Он огляделся, надеясь отыскать Ингегерд и пригласить ее выпить с ним вина. Это не стало бы грехом, тем более что Гимерий попросил его присмотреть за ней. А если что-либо греховное и случится потом, Ршава сможет обвинить во всем вино и праздник. Даже его строгая нравственность могла дать трещину.
Но Ингегерд уже куда-то ушла. Ршава очертил напротив сердца солнечный круг, устыдившись направления своих мыслей.
— Епитимья, — пробормотал он. — Строгая епитимья.
Он стукнул каблуком по булыжной мостовой, униженный собственной слабостью. Потом снова и снова шептал символ веры. Он едва не провалил великое испытание собственной жизни. Он был в долгу перед Ингегерд за то, что она не осталась с ним, — но сказать ей об этом он никогда не сможет.
Если бы он немного присмотрелся, то смог бы найти другую женщину и познать с ней удовольствие. Но такое никогда не приходило ему в голову. Ршаве не нужна была любая женщина. Он желал одну конкретную женщину — а это гораздо более пагубная и опасная болезнь.
Ршава никогда не задумывался о том, хочет ли его Ингегерд, и одно это красноречиво говорило о том, насколько мал был его опыт в таких делах. Но из-за своей неопытности он даже не понимал, насколько он неопытен.
— Да благословит вас Фаос, святейший отец, — произнес кто-то рядом.
Прелат вздрогнул, но потом взял себя в руки.
— И тебя тоже, — ответил он мужчине.
Если он правильно вспомнил, тот продавал седла. Мужчина присмотрелся к нему и сказал, дохнув в лицо пивным перегаром:
— Сегодня праздник, святейший отец. Вам надо бы радоваться. А у вас лицо такое, будто вам только что рака в задницу засунули.
Ршава задумался, откуда сдельщику известно, какое у человека бывает выражение лица в подобной ситуации. Прелат едва не спросил его, но сдержался — испугался, что тот ответит. Седельщик все еще стоял, дожидаясь его ответа, и Ршава медленно произнес:
— Если бы империя была счастливее, то и я был бы счастливее.

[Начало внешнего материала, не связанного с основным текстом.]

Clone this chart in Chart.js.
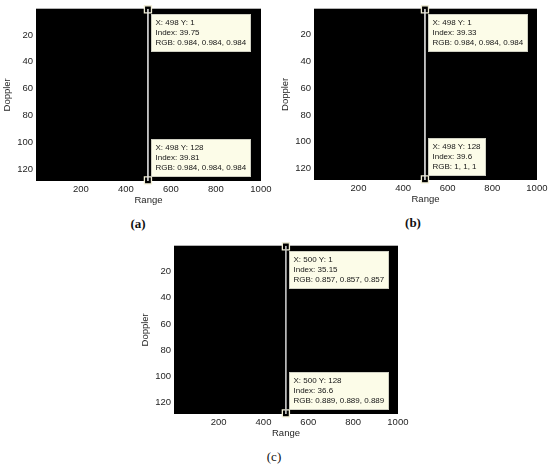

— А-а, империя… — Мужчина наверняка прожил всю жизнь в империи Видесс. Но, судя по тому, как он произнес это слово, могло показаться, будто он впервые услышал его от Ршавы. — Гм, святейший отец, уж больно большая у вас мысль, вот что я вам скажу. Вот уж не знаю, смог бы я беспокоиться разом за всю империю.
— Значит, в этом мы с тобой непохожи, — заметил Ршава.
Как ни удивительно, собеседник понял намек и, пошатываясь, отправился досаждать кому-нибудь другому.
Ршава задумался: а не пойти ли и ему в таверну, чтобы как следует напиться? В праздничный день такое даже для священника не считалось позором. То есть не публичным позором; прелат, конечно, устыдился бы самого себя за подобное отступление от аскетизма. Он стоял на площади, не зная, на что решиться, — а такое с ним случалось всего несколько раз в жизни…
Он все еще глядел на медленно ползущее к юго-западному горизонту солнце, когда на площадь вылетел курьер на взмыленной лошади. Ему пришлось резко затормозить, чтобы пробраться через толпу празднующих.
— Эй, какие новости? — окликнул его кто-то из толпы заплетающимся языком.
— Хаморы! — крикнул в ответ курьер. — Хаморы перешли границу!
ГЛАВА 3
Слуга в резиденции Зауца зажег лампы. Солнце вскоре сядет, и сумерки не будут долгими. Лампы стали жалкой заменой дневному свету, но в день зимнего солнцестояния дневным светом не обойдешься. Ршава порадовался, что решил не топить чувства в сладкой крови виноградной лозы. При таких новостях ему необходимо мыслить трезво.
Зауц пялился на курьера совсем как сидящая в уличной луже лягушка — на приближающийся фургон. Эпарх явно проявил меньше умеренности, чем Ршава, и теперь все время моргал, пытаясь заставить мозги работать. Другой слуга принес вина для курьера и прелата и нового вина — для эпарха. Зауц жадно отпил из кубка, а Ршава поставил свой нетронутым.
— Где кочевники перешли границу? — спросил он.
Прежде чем ответить, курьер глотнул вина. В отличие от Зауца, он заслужил право выпить.
— Где они перешли границу, святейший отец? — переспросил он. — Лучше спросите, где они ее не перешли, — так я быстрее отвечу. Насколько мне известно, они пере-Ли ее повсюду от реки Астрис — это неподалеку от столицы — до наших краев на северо-востоке. Они на нашей земле, с их проклятыми повозками и стадами. Они пришли, чтобы остаться, если мы не сможем их выгнать.